>> begin

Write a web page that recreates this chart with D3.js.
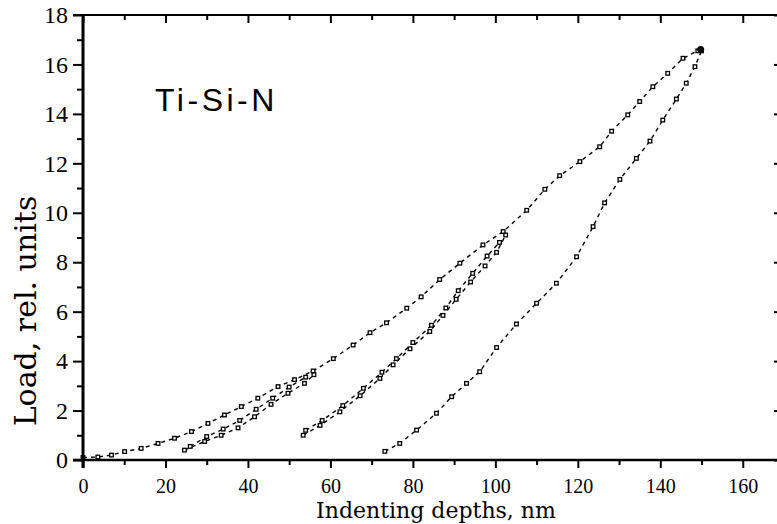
<!DOCTYPE html>
<html>
<head>
<meta charset="utf-8">
<script src="https://cdn.jsdelivr.net/npm/d3@7"></script>
<style>
  body { margin: 0; background: #fff; }
  svg { display: block; }
</style>
</head>
<body>
<div id="chart"></div>
<script>
// load / unload curves, [depth nm, load rel. units]
var loading = [[0,0.1],[3.6,0.12],[6.9,0.2],[10.1,0.34],[14.1,0.47],[18.2,0.67],[22.2,0.88],
  [26.3,1.15],[30.3,1.48],[34.3,1.82],[38.4,2.16],[42.4,2.5],[47.3,2.97],[51.3,3.25],
  [55.8,3.6],[60.7,4.1],[65.5,4.65],[69.6,5.15],[73.6,5.55],[78.5,6.14],[82,6.6],
  [86.5,7.3],[91.4,7.96],[97,8.7],[101.9,9.24],[107.6,10.1],[112,10.95],[115.6,11.5],
  [120.5,12.07],[125.3,12.67],[128.2,13.3],[132.1,13.96],[135,14.5],[138.2,15.1],
  [141.8,15.64],[145.5,16.25],[149.1,16.55]];
var unload1 = [[24.6,0.4],[29.5,0.75],[33.5,1.0],[37.6,1.3],[41.6,1.75],[45.6,2.25],
  [49.7,2.7],[53.7,3.1],[56,3.45]];
var reload1 = [[26,0.55],[30,0.95],[34,1.25],[38,1.6],[42,2.05],[46,2.5],[50,2.95],[54,3.35]];
var unload2 = [[53.4,1.0],[57.5,1.4],[62.3,1.95],[67.2,2.6],[72,3.3],[75.2,3.85],[79.3,4.5],
  [84.1,5.2],[87.3,5.85],[90.5,6.5],[94,7.2],[97.5,7.85],[100.3,8.4],[102.5,9.1]];
var reload2 = [[54,1.2],[58,1.6],[63,2.2],[68,2.9],[72.5,3.55],[76,4.1],[80,4.75],
  [84.5,5.45],[88,6.15],[91,6.85],[94.5,7.55],[98,8.25],[101,8.8]];
var unloadFinal = [[73.2,0.35],[76.8,0.67],[80.9,1.21],[85.7,1.89],[89.4,2.56],[93,3.1],
  [96.2,3.57],[100.3,4.55],[105.1,5.5],[110,6.34],[114.8,7.15],[119.7,8.22],[123.7,9.44],
  [126.5,10.4],[130.2,11.35],[134.2,12.2],[137.5,12.9],[140.6,13.75],[143.9,14.6],
  [146.3,15.24],[148.4,15.91],[150,16.55]];

var xTicks = [0,20,40,60,80,100,120,140,160];
var xMinor = [10,30,50,70,90,110,130,150];
var yTicks = [0,2,4,6,8,10,12,14,16,18];
var yMinor = [1,3,5,7,9,11,13,15,17];

var width = 777, height = 524;
var svg = d3.select("#chart").append("svg")
  .attr("width", width)
  .attr("height", height);

var x = d3.scaleLinear().domain([0,170]).range([83,784]);
var y = d3.scaleLinear().domain([0,18]).range([460,15]);

// curves
var line = d3.line().x(function(d){ return x(d[0]); }).y(function(d){ return y(d[1]); });
var curves = [loading, unload1, reload1, unload2, reload2, unloadFinal];
var g = svg.append("g");
curves.forEach(function(c){
  g.append("path")
    .attr("d", line(c))
    .attr("fill", "none")
    .attr("stroke", "#000")
    .attr("stroke-width", 1.4)
    .attr("stroke-dasharray", "4,4");
  g.selectAll(null).data(c).enter().append("rect")
    .attr("x", function(d){ return x(d[0]) - 1.8; })
    .attr("y", function(d){ return y(d[1]) - 1.8; })
    .attr("width", 3.6).attr("height", 3.6)
    .attr("fill", "#fff")
    .attr("stroke", "#000")
    .attr("stroke-width", 1.3);
});
// blob at the max load
g.append("circle")
  .attr("cx", x(149.8)).attr("cy", y(16.6)).attr("r", 3.5)
  .attr("fill", "#000");

// axes
function noText(sel){ sel.selectAll("text").remove(); sel.select(".domain").remove(); }

var bottomAxis = svg.append("g").attr("transform", "translate(0,460)");
bottomAxis.call(d3.axisBottom(x).tickValues(xTicks).tickSize(8).tickFormat(d3.format("d")));
bottomAxis.select(".domain").remove();
bottomAxis.selectAll(".tick line").attr("stroke-width", 2);
bottomAxis.selectAll("text")
  .attr("font-family", "'Liberation Serif', serif")
  .attr("font-size", 20).attr("dy", "0.71em").attr("y", 19).attr("fill", "#000");
var bottomMinor = svg.append("g").attr("transform", "translate(0,460)");
bottomMinor.call(d3.axisBottom(x).tickValues(xMinor).tickSize(5));
noText(bottomMinor);
bottomMinor.selectAll(".tick line").attr("stroke-width", 2);

var topAxis = svg.append("g").attr("transform", "translate(0,15)");
topAxis.call(d3.axisBottom(x).tickValues(xTicks).tickSize(8));
noText(topAxis);
topAxis.selectAll(".tick line").attr("stroke-width", 2);
var topMinor = svg.append("g").attr("transform", "translate(0,15)");
topMinor.call(d3.axisBottom(x).tickValues(xMinor).tickSize(5));
noText(topMinor);
topMinor.selectAll(".tick line").attr("stroke-width", 2);

var leftAxis = svg.append("g").attr("transform", "translate(83,0)");
leftAxis.call(d3.axisLeft(y).tickValues(yTicks).tickSize(10).tickFormat(d3.format("d")));
leftAxis.select(".domain").remove();
leftAxis.selectAll(".tick line").attr("stroke-width", 2);
leftAxis.selectAll("text")
  .attr("font-family", "'Liberation Serif', serif")
  .attr("font-size", 24).attr("x", -15).attr("fill", "#000");
var leftMinor = svg.append("g").attr("transform", "translate(83,0)");
leftMinor.call(d3.axisLeft(y).tickValues(yMinor).tickSize(6));
noText(leftMinor);
leftMinor.selectAll(".tick line").attr("stroke-width", 2);

var rightAxis = svg.append("g").attr("transform", "translate(782,0)");
rightAxis.call(d3.axisLeft(y).tickValues(yTicks).tickSize(8));
noText(rightAxis);
rightAxis.selectAll(".tick line").attr("stroke-width", 2);

// frame lines
svg.append("line").attr("x1", 73).attr("x2", 784).attr("y1", 15).attr("y2", 15)
  .attr("stroke", "#000").attr("stroke-width", 2);
svg.append("line").attr("x1", 73).attr("x2", 784).attr("y1", 460).attr("y2", 460)
  .attr("stroke", "#000").attr("stroke-width", 2.5);
svg.append("line").attr("x1", 83).attr("x2", 83).attr("y1", 14).attr("y2", 468)
  .attr("stroke", "#000").attr("stroke-width", 3);

// labels
svg.append("text")
  .attr("x", 436).attr("y", 518)
  .attr("text-anchor", "middle")
  .attr("font-family", "'DejaVu Serif', serif")
  .attr("font-size", 22)
  .text("Indenting depths, nm");
svg.append("text")
  .attr("transform", "translate(36,311) rotate(-90)")
  .attr("text-anchor", "middle")
  .attr("font-family", "'DejaVu Serif', serif")
  .attr("font-size", 30)
  .text("Load, rel. units");
svg.append("text")
  .attr("x", 155).attr("y", 111)
  .attr("font-family", "'Liberation Sans', Arial, sans-serif")
  .attr("font-size", 32)
  .attr("letter-spacing", 3.5)
  .text("Ti-Si-N");
</script>
</body>
</html>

>> end

== Work to do ==
Pictures are excluded; copy all other data exactly as shown.

== Reply to the exercise ==
Write a web page that recreates this chart with D3.js.
<!DOCTYPE html>
<html>
<head>
<meta charset="utf-8">
<script src="https://cdn.jsdelivr.net/npm/d3@7"></script>
<style>
  body { margin: 0; background: #fff; }
  svg { display: block; }
</style>
</head>
<body>
<div id="chart"></div>
<script>
// load / unload curves, [depth nm, load rel. units]
var loading = [[0,0.1],[3.6,0.12],[6.9,0.2],[10.1,0.34],[14.1,0.47],[18.2,0.67],[22.2,0.88],
  [26.3,1.15],[30.3,1.48],[34.3,1.82],[38.4,2.16],[42.4,2.5],[47.3,2.97],[51.3,3.25],
  [55.8,3.6],[60.7,4.1],[65.5,4.65],[69.6,5.15],[73.6,5.55],[78.5,6.14],[82,6.6],
  [86.5,7.3],[91.4,7.96],[97,8.7],[101.9,9.24],[107.6,10.1],[112,10.95],[115.6,11.5],
  [120.5,12.07],[125.3,12.67],[128.2,13.3],[132.1,13.96],[135,14.5],[138.2,15.1],
  [141.8,15.64],[145.5,16.25],[149.1,16.55]];
var unload1 = [[24.6,0.4],[29.5,0.75],[33.5,1.0],[37.6,1.3],[41.6,1.75],[45.6,2.25],
  [49.7,2.7],[53.7,3.1],[56,3.45]];
var reload1 = [[26,0.55],[30,0.95],[34,1.25],[38,1.6],[42,2.05],[46,2.5],[50,2.95],[54,3.35]];
var unload2 = [[53.4,1.0],[57.5,1.4],[62.3,1.95],[67.2,2.6],[72,3.3],[75.2,3.85],[79.3,4.5],
  [84.1,5.2],[87.3,5.85],[90.5,6.5],[94,7.2],[97.5,7.85],[100.3,8.4],[102.5,9.1]];
var reload2 = [[54,1.2],[58,1.6],[63,2.2],[68,2.9],[72.5,3.55],[76,4.1],[80,4.75],
  [84.5,5.45],[88,6.15],[91,6.85],[94.5,7.55],[98,8.25],[101,8.8]];
var unloadFinal = [[73.2,0.35],[76.8,0.67],[80.9,1.21],[85.7,1.89],[89.4,2.56],[93,3.1],
  [96.2,3.57],[100.3,4.55],[105.1,5.5],[110,6.34],[114.8,7.15],[119.7,8.22],[123.7,9.44],
  [126.5,10.4],[130.2,11.35],[134.2,12.2],[137.5,12.9],[140.6,13.75],[143.9,14.6],
  [146.3,15.24],[148.4,15.91],[150,16.55]];

var xTicks = [0,20,40,60,80,100,120,140,160];
var xMinor = [10,30,50,70,90,110,130,150];
var yTicks = [0,2,4,6,8,10,12,14,16,18];
var yMinor = [1,3,5,7,9,11,13,15,17];

var width = 777, height = 524;
var svg = d3.select("#chart").append("svg")
  .attr("width", width)
  .attr("height", height);

var x = d3.scaleLinear().domain([0,170]).range([83,784]);
var y = d3.scaleLinear().domain([0,18]).range([460,15]);

// curves
var line = d3.line().x(function(d){ return x(d[0]); }).y(function(d){ return y(d[1]); });
var curves = [loading, unload1, reload1, unload2, reload2, unloadFinal];
var g = svg.append("g");
curves.forEach(function(c){
  g.append("path")
    .attr("d", line(c))
    .attr("fill", "none")
    .attr("stroke", "#000")
    .attr("stroke-width", 1.4)
    .attr("stroke-dasharray", "4,4");
  g.selectAll(null).data(c).enter().append("rect")
    .attr("x", function(d){ return x(d[0]) - 1.8; })
    .attr("y", function(d){ return y(d[1]) - 1.8; })
    .attr("width", 3.6).attr("height", 3.6)
    .attr("fill", "#fff")
    .attr("stroke", "#000")
    .attr("stroke-width", 1.3);
});
// blob at the max load
g.append("circle")
  .attr("cx", x(149.8)).attr("cy", y(16.6)).attr("r", 3.5)
  .attr("fill", "#000");

// axes
function noText(sel){ sel.selectAll("text").remove(); sel.select(".domain").remove(); }

var bottomAxis = svg.append("g").attr("transform", "translate(0,460)");
bottomAxis.call(d3.axisBottom(x).tickValues(xTicks).tickSize(8).tickFormat(d3.format("d")));
bottomAxis.select(".domain").remove();
bottomAxis.selectAll(".tick line").attr("stroke-width", 2);
bottomAxis.selectAll("text")
  .attr("font-family", "'Liberation Serif', serif")
  .attr("font-size", 20).attr("dy", "0.71em").attr("y", 19).attr("fill", "#000");
var bottomMinor = svg.append("g").attr("transform", "translate(0,460)");
bottomMinor.call(d3.axisBottom(x).tickValues(xMinor).tickSize(5));
noText(bottomMinor);
bottomMinor.selectAll(".tick line").attr("stroke-width", 2);

var topAxis = svg.append("g").attr("transform", "translate(0,15)");
topAxis.call(d3.axisBottom(x).tickValues(xTicks).tickSize(8));
noText(topAxis);
topAxis.selectAll(".tick line").attr("stroke-width", 2);
var topMinor = svg.append("g").attr("transform", "translate(0,15)");
topMinor.call(d3.axisBottom(x).tickValues(xMinor).tickSize(5));
noText(topMinor);
topMinor.selectAll(".tick line").attr("stroke-width", 2);

var leftAxis = svg.append("g").attr("transform", "translate(83,0)");
leftAxis.call(d3.axisLeft(y).tickValues(yTicks).tickSize(10).tickFormat(d3.format("d")));
leftAxis.select(".domain").remove();
leftAxis.selectAll(".tick line").attr("stroke-width", 2);
leftAxis.selectAll("text")
  .attr("font-family", "'Liberation Serif', serif")
  .attr("font-size", 24).attr("x", -15).attr("fill", "#000");
var leftMinor = svg.append("g").attr("transform", "translate(83,0)");
leftMinor.call(d3.axisLeft(y).tickValues(yMinor).tickSize(6));
noText(leftMinor);
leftMinor.selectAll(".tick line").attr("stroke-width", 2);

var rightAxis = svg.append("g").attr("transform", "translate(782,0)");
rightAxis.call(d3.axisLeft(y).tickValues(yTicks).tickSize(8));
noText(rightAxis);
rightAxis.selectAll(".tick line").attr("stroke-width", 2);

// frame lines
svg.append("line").attr("x1", 73).attr("x2", 784).attr("y1", 15).attr("y2", 15)
  .attr("stroke", "#000").attr("stroke-width", 2);
svg.append("line").attr("x1", 73).attr("x2", 784).attr("y1", 460).attr("y2", 460)
  .attr("stroke", "#000").attr("stroke-width", 2.5);
svg.append("line").attr("x1", 83).attr("x2", 83).attr("y1", 14).attr("y2", 468)
  .attr("stroke", "#000").attr("stroke-width", 3);

// labels
svg.append("text")
  .attr("x", 436).attr("y", 518)
  .attr("text-anchor", "middle")
  .attr("font-family", "'DejaVu Serif', serif")
  .attr("font-size", 22)
  .text("Indenting depths, nm");
svg.append("text")
  .attr("transform", "translate(36,311) rotate(-90)")
  .attr("text-anchor", "middle")
  .attr("font-family", "'DejaVu Serif', serif")
  .attr("font-size", 30)
  .text("Load, rel. units");
svg.append("text")
  .attr("x", 155).attr("y", 111)
  .attr("font-family", "'Liberation Sans', Arial, sans-serif")
  .attr("font-size", 32)
  .attr("letter-spacing", 3.5)
  .text("Ti-Si-N");
</script>
</body>
</html>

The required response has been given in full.